A forma com que o tempo e o espaço são manipulados, são essenciais para esse efeito de desconexão. No momento em que Cathryn está em pé numa colina e de repente se vê entrando na casa de campo, é como se o tempo entre ela descendo a colina para chegar até a casa, fossem suprido. Isso cria uma fragmentação das imagens que representa muito bem sua mente. Às vezes somos surpreendidos com uma mudança de personagem que parece representar o marido da protagonista, mesmo quando claramente estamos vendo outro ator em cena. Por vezes essa mudança se torna fluída, enquanto em outras, a edição faz o uso de cortes secos para mudar ações da própria Cathryn dentro da cena.

No decorrer do filme, a mulher descobre que “matando” essas imagens, seja com espingardas ou facas, parece ser a única solução para se livrar de suas visões. Porém, a única imagem impossível de se livrar, é justamente a sua, como uma forma de lembrar que ela não pode ficar livre de sua própria mente. A câmera aliás, objeto usado justamente para produzir imagens, é vista constantemente no filme, já que Hugh é fotógrafo e está trabalhando em um projeto.
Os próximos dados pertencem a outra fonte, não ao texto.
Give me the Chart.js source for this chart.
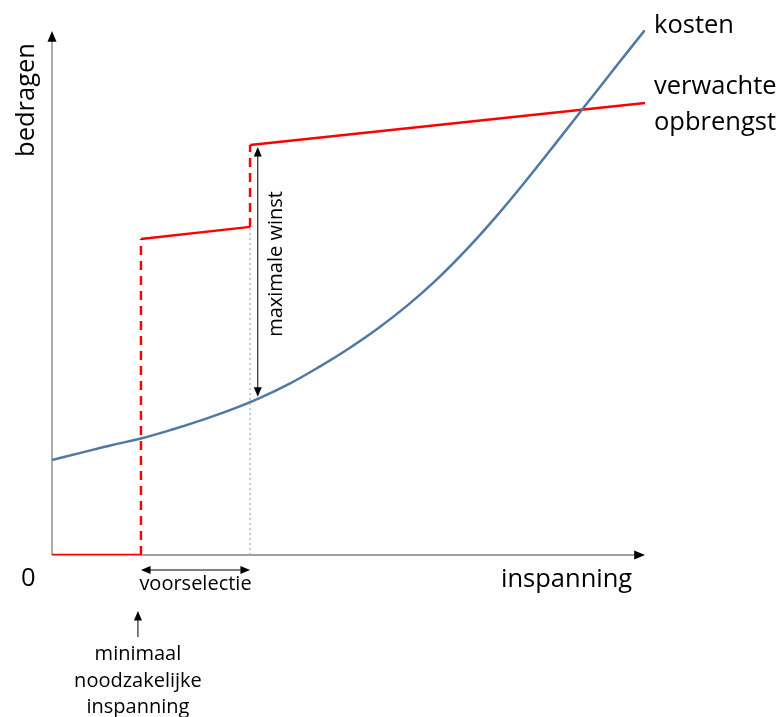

Não é à toa que em um determinado momento em que Cathryn dispara uma arma, a bala atinge justamente a câmera. 


O filme foi filmado na Irlanda e o local acabou sendo muito apropriado para a criação de uma atmosfera de incertezas e constante estranheza. Em muitas cenas o céu está nebuloso, e até em cenas em que mostram paisagens mais bonitas e até tranquilizadoras, o filme nos insiste em lembrar que estamos dentro da mente de uma mulher esquizofrênica. Isso aliás é justificável para qualquer cena que o espectador possa ver, já que tudo o que acontece, pode ser questionado. A dubiedade é retratada muito bem na direção de arte, que usa espelhos em algumas cenas ou reflexos de Cathryn para reforçar essa ideia de “dois mundos”.


A música tem um papel importante no filme, agindo praticamente como um personagem a parte. Personagem esse responsável por perturbar o espectador com sons que incomodam e que por vezes não parecem harmônicos, contribuindo ainda mais para uma imersão do público. Os sons foram criados pelo percussionista Stomu Yamashta, que utilizou instrumentos de corda e percussão. John Williams também contribui com a trilha, criando uma atmosfera sinistra. 

Imagens é mais uma prova de como é possível fazer um bom terror psicológico (literalmente) ao tratar de um lugar que pode ser mais aterrorizador e obscuro que muita casa mal-assombrada: a mente humana.